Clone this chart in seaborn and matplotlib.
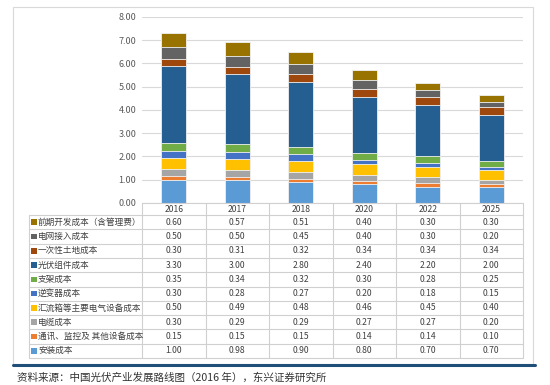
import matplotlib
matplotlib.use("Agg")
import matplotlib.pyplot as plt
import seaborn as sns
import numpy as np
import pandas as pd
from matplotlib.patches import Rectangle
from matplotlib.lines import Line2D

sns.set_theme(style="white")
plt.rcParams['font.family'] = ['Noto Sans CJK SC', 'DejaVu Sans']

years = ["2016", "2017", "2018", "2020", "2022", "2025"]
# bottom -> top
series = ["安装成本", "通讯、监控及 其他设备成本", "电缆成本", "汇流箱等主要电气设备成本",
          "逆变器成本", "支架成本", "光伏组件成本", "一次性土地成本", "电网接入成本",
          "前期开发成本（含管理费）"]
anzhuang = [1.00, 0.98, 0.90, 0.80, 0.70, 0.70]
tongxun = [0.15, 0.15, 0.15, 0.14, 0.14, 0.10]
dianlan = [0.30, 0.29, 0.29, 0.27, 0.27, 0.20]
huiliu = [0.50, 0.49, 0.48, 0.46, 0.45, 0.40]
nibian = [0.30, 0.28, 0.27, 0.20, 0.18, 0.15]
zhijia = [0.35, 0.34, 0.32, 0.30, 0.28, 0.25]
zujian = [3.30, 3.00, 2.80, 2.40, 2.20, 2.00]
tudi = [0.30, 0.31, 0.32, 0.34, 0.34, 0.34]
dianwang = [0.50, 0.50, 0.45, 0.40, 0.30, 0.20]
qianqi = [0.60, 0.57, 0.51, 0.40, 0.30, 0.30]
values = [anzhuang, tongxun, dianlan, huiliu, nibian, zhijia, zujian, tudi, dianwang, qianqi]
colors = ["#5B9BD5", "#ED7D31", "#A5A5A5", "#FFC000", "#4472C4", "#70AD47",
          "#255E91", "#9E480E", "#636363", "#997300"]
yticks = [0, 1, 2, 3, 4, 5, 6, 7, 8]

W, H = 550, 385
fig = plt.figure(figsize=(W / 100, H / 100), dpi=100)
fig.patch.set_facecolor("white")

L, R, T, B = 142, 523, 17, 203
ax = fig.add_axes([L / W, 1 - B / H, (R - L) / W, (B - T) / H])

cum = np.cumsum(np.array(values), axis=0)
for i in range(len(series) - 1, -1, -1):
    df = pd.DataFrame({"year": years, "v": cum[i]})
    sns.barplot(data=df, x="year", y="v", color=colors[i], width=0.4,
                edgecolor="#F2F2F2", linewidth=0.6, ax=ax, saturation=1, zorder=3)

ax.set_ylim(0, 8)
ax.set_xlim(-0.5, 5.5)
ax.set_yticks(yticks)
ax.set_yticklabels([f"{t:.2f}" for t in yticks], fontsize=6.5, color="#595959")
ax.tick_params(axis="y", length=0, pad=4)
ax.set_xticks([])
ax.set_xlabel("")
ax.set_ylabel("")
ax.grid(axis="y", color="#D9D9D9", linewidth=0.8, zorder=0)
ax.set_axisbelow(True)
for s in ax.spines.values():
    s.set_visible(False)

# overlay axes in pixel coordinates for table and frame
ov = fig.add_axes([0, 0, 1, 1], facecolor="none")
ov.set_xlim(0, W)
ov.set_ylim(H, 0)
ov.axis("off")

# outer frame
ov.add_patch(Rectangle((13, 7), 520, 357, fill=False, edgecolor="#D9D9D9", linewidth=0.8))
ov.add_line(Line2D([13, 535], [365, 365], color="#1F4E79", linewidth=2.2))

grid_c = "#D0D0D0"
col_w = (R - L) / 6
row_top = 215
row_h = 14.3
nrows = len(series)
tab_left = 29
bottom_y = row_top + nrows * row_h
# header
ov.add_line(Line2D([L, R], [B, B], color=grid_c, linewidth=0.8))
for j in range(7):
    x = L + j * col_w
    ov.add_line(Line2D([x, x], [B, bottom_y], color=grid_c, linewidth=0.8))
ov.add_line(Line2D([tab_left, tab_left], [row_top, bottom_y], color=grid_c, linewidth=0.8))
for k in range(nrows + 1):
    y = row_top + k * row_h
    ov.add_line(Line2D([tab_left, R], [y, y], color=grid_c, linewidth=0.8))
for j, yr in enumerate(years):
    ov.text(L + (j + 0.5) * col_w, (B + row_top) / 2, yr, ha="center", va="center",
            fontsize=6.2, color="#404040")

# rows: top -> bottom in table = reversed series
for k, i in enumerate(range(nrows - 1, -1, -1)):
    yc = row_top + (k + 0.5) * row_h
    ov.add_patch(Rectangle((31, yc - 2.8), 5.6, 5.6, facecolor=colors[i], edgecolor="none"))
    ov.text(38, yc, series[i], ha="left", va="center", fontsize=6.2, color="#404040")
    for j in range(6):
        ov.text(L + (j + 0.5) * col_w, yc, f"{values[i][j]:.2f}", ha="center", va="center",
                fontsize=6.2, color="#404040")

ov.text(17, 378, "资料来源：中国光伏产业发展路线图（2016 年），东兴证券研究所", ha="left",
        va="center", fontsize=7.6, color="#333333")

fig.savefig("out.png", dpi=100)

****************

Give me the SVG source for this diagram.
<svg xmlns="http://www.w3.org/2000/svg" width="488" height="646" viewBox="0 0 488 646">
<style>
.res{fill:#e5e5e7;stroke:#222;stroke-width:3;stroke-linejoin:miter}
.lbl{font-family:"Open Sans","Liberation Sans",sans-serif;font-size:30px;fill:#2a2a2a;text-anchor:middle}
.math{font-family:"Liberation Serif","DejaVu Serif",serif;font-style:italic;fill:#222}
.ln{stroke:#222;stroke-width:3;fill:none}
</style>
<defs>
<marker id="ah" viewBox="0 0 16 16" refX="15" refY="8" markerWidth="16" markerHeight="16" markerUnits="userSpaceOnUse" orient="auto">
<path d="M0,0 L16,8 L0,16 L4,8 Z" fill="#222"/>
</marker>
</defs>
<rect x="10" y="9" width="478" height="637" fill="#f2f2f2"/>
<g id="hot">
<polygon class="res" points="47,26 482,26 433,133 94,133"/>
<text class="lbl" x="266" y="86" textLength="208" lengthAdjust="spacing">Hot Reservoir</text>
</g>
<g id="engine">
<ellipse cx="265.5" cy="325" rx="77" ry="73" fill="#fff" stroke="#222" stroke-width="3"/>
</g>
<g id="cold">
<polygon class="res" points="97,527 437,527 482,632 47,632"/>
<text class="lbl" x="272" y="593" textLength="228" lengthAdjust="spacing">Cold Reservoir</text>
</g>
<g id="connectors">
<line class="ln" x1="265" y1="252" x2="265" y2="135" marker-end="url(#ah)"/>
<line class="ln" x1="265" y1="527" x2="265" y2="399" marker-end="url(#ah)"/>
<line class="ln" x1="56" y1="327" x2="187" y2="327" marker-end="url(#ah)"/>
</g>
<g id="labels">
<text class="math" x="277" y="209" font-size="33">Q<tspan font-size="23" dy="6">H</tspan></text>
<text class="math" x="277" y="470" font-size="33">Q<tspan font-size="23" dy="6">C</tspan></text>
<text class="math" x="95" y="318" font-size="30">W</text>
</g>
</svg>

****************

#### THE EXERCISE:
Keep to the stretch from the line containing "Clone this chart in seaborn and matplotlib." through the line containing "plt.rcParams['font.family'] = ['Noto", both ends included, and copy it exactly from the listing above, minus the pictures.

#### WRITTEN RESPONSE:
Clone this chart in seaborn and matplotlib.
import matplotlib
matplotlib.use("Agg")
import matplotlib.pyplot as plt
import seaborn as sns
import numpy as np
import pandas as pd
from matplotlib.patches import Rectangle
from matplotlib.lines import Line2D

sns.set_theme(style="white")
plt.rcParams['font.family'] = ['Noto Sans CJK SC', 'DejaVu Sans']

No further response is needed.